Angela Davis (born 23 June 1985) is an Australian saxophonist currently residing in Melbourne. Her first release The Art of The Melody received strong reviews in the United States and Australia and was successful on the US Jazz Charts. She is known for her pure sound reminiscent of Lee Konitz (with whom she studied), Art Pepper and Paul Desmond. Davis is a 2014 recipient of the prestigious Brian Boak Bursary in Queensland.

==Biography==
Angela Davis grew up in Queensland, Australia. She studied at the Queensland Conservatorium under the tutelage of John Hoffman and Steve Newcomb.

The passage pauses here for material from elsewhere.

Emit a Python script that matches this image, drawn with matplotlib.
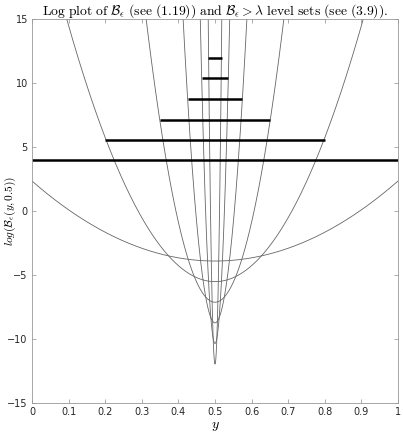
import numpy as np
import matplotlib
matplotlib.use('Agg')
import matplotlib.pyplot as plt

plt.rcParams['mathtext.fontset'] = 'cm'
plt.rcParams['font.family'] = ['DejaVu Sans']

# eps values of the plotted curves, log B_eps(y, 0.5) = (y-0.5)^2/(2 eps) + log(eps)
eps_values = [0.02, 0.004, 0.0008, 0.00016, 0.000032, 0.0000064]
x0 = 0.5

# level-set segments: height and [left, right] extent
levels = [3.95, 5.53, 7.13, 8.74, 10.36, 11.96]
level_left = [0.0, 0.2, 0.35, 0.426, 0.464, 0.482]
level_right = [1.0, 0.8, 0.65, 0.574, 0.536, 0.518]

fig = plt.figure(figsize=(4.03, 4.33), dpi=100)
ax = fig.add_axes([0.0794, 0.0693, 0.9082, 0.887])

y = np.linspace(0, 1, 40001)
for eps in eps_values:
    logB = (y - x0) ** 2 / (2 * eps) + np.log(eps)
    ax.plot(y, logB, color='0.4', lw=0.6)

for lam, lo, hi in zip(levels, level_left, level_right):
    ax.plot([lo, hi], [lam, lam], color='black', lw=1.8, solid_capstyle='butt')

ax.set_xlim(0, 1)
ax.set_ylim(-15, 15)
ax.set_xticks(np.arange(0, 1.01, 0.1))
ax.set_xticklabels(['0', '0.1', '0.2', '0.3', '0.4', '0.5', '0.6', '0.7', '0.8', '0.9', '1'])
ax.set_yticks([-15, -10, -5, 0, 5, 10, 15])
ax.tick_params(direction='in', top=True, right=True, labelsize=7, length=3,
               width=0.5, colors='0.55', labelcolor='0.15', pad=3)
for s in ax.spines.values():
    s.set_color('0.6')
    s.set_linewidth(0.6)

ax.set_title(r'$\mathrm{Log\ plot\ of\ }\mathcal{B}_\epsilon\mathrm{\ (see\ (1.19))\ and\ }'
             r'\mathcal{B}_\epsilon > \lambda\mathrm{\ level\ sets\ (see\ (3.9)).}$',
             fontsize=9.8, pad=3)
ax.set_xlabel(r'$y$', fontsize=10, labelpad=1)
ax.set_ylabel(r'$log(\mathcal{B}_\epsilon(y,0.5))$', fontsize=8.2)
ax.yaxis.set_label_coords(-0.038, 0.5)

fig.savefig('out.png', dpi=100)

After graduating with first class honors, Davis went to study for a Masters of Music degree in Philadelphia, Pennsylvania. She has since moved to New York, where she plays in clubs with her own group and as a sideman.

==Discography==

| Title | Album details |
|---|---|
| The Art Of The Melody | Released: 14 May 2013; Label: Angela Davis; |
| Lady Luck | Released: 24 March 2015; Label: Angela Davis; |
| Little Did They Know (with Sam Anning and Tony Gould) | Released: 10 May 2019; Label: ABC Music; |

==Awards==
===AIR Awards===
The Australian Independent Record Awards (commonly known informally as AIR Awards) is an annual awards night to recognise, promote and celebrate the success of Australia's Independent Music sector.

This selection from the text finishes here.